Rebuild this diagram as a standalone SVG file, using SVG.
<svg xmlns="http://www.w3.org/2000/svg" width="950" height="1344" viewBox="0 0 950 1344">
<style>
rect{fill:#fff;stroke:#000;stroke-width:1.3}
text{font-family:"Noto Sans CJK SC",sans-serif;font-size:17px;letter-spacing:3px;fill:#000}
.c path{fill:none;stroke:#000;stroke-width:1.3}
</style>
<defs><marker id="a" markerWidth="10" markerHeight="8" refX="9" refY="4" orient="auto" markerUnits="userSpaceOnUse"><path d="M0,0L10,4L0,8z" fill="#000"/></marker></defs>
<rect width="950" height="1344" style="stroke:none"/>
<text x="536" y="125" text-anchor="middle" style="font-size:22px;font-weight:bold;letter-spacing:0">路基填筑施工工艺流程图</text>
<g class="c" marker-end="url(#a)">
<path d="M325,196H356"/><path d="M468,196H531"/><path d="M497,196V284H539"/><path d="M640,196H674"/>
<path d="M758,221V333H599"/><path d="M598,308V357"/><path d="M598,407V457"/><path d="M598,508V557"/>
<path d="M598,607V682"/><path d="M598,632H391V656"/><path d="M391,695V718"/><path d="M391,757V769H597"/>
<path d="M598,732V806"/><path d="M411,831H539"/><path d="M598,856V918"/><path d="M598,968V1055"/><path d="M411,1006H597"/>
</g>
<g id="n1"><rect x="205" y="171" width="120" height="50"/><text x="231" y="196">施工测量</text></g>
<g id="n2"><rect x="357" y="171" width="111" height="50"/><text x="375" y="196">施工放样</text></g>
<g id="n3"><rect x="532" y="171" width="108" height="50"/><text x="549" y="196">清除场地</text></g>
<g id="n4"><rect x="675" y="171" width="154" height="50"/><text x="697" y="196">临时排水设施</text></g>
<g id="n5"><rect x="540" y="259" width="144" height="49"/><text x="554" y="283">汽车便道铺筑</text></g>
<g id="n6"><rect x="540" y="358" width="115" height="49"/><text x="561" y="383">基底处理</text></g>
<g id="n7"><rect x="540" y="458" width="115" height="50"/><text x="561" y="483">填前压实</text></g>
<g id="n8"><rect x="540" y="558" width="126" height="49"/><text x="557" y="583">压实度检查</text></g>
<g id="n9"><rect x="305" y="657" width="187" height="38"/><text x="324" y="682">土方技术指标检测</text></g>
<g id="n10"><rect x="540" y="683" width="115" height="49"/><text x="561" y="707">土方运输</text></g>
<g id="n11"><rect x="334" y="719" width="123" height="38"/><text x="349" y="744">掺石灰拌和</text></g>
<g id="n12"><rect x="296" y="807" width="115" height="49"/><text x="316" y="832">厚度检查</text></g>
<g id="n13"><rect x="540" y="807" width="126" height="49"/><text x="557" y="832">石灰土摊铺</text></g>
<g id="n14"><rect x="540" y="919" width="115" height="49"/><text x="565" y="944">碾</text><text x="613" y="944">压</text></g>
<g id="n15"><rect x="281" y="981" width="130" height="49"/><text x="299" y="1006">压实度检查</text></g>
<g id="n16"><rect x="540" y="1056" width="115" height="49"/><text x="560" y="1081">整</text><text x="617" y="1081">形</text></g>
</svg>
++++++++++
▸ What is required:
Extract all of the data shown above and repeat it verbatim.

▸ Full response:
Rebuild this diagram as a standalone SVG file, using SVG.
<svg xmlns="http://www.w3.org/2000/svg" width="950" height="1344" viewBox="0 0 950 1344">
<style>
rect{fill:#fff;stroke:#000;stroke-width:1.3}
text{font-family:"Noto Sans CJK SC",sans-serif;font-size:17px;letter-spacing:3px;fill:#000}
.c path{fill:none;stroke:#000;stroke-width:1.3}
</style>
<defs><marker id="a" markerWidth="10" markerHeight="8" refX="9" refY="4" orient="auto" markerUnits="userSpaceOnUse"><path d="M0,0L10,4L0,8z" fill="#000"/></marker></defs>
<rect width="950" height="1344" style="stroke:none"/>
<text x="536" y="125" text-anchor="middle" style="font-size:22px;font-weight:bold;letter-spacing:0">路基填筑施工工艺流程图</text>
<g class="c" marker-end="url(#a)">
<path d="M325,196H356"/><path d="M468,196H531"/><path d="M497,196V284H539"/><path d="M640,196H674"/>
<path d="M758,221V333H599"/><path d="M598,308V357"/><path d="M598,407V457"/><path d="M598,508V557"/>
<path d="M598,607V682"/><path d="M598,632H391V656"/><path d="M391,695V718"/><path d="M391,757V769H597"/>
<path d="M598,732V806"/><path d="M411,831H539"/><path d="M598,856V918"/><path d="M598,968V1055"/><path d="M411,1006H597"/>
</g>
<g id="n1"><rect x="205" y="171" width="120" height="50"/><text x="231" y="196">施工测量</text></g>
<g id="n2"><rect x="357" y="171" width="111" height="50"/><text x="375" y="196">施工放样</text></g>
<g id="n3"><rect x="532" y="171" width="108" height="50"/><text x="549" y="196">清除场地</text></g>
<g id="n4"><rect x="675" y="171" width="154" height="50"/><text x="697" y="196">临时排水设施</text></g>
<g id="n5"><rect x="540" y="259" width="144" height="49"/><text x="554" y="283">汽车便道铺筑</text></g>
<g id="n6"><rect x="540" y="358" width="115" height="49"/><text x="561" y="383">基底处理</text></g>
<g id="n7"><rect x="540" y="458" width="115" height="50"/><text x="561" y="483">填前压实</text></g>
<g id="n8"><rect x="540" y="558" width="126" height="49"/><text x="557" y="583">压实度检查</text></g>
<g id="n9"><rect x="305" y="657" width="187" height="38"/><text x="324" y="682">土方技术指标检测</text></g>
<g id="n10"><rect x="540" y="683" width="115" height="49"/><text x="561" y="707">土方运输</text></g>
<g id="n11"><rect x="334" y="719" width="123" height="38"/><text x="349" y="744">掺石灰拌和</text></g>
<g id="n12"><rect x="296" y="807" width="115" height="49"/><text x="316" y="832">厚度检查</text></g>
<g id="n13"><rect x="540" y="807" width="126" height="49"/><text x="557" y="832">石灰土摊铺</text></g>
<g id="n14"><rect x="540" y="919" width="115" height="49"/><text x="565" y="944">碾</text><text x="613" y="944">压</text></g>
<g id="n15"><rect x="281" y="981" width="130" height="49"/><text x="299" y="1006">压实度检查</text></g>
<g id="n16"><rect x="540" y="1056" width="115" height="49"/><text x="560" y="1081">整</text><text x="617" y="1081">形</text></g>
</svg>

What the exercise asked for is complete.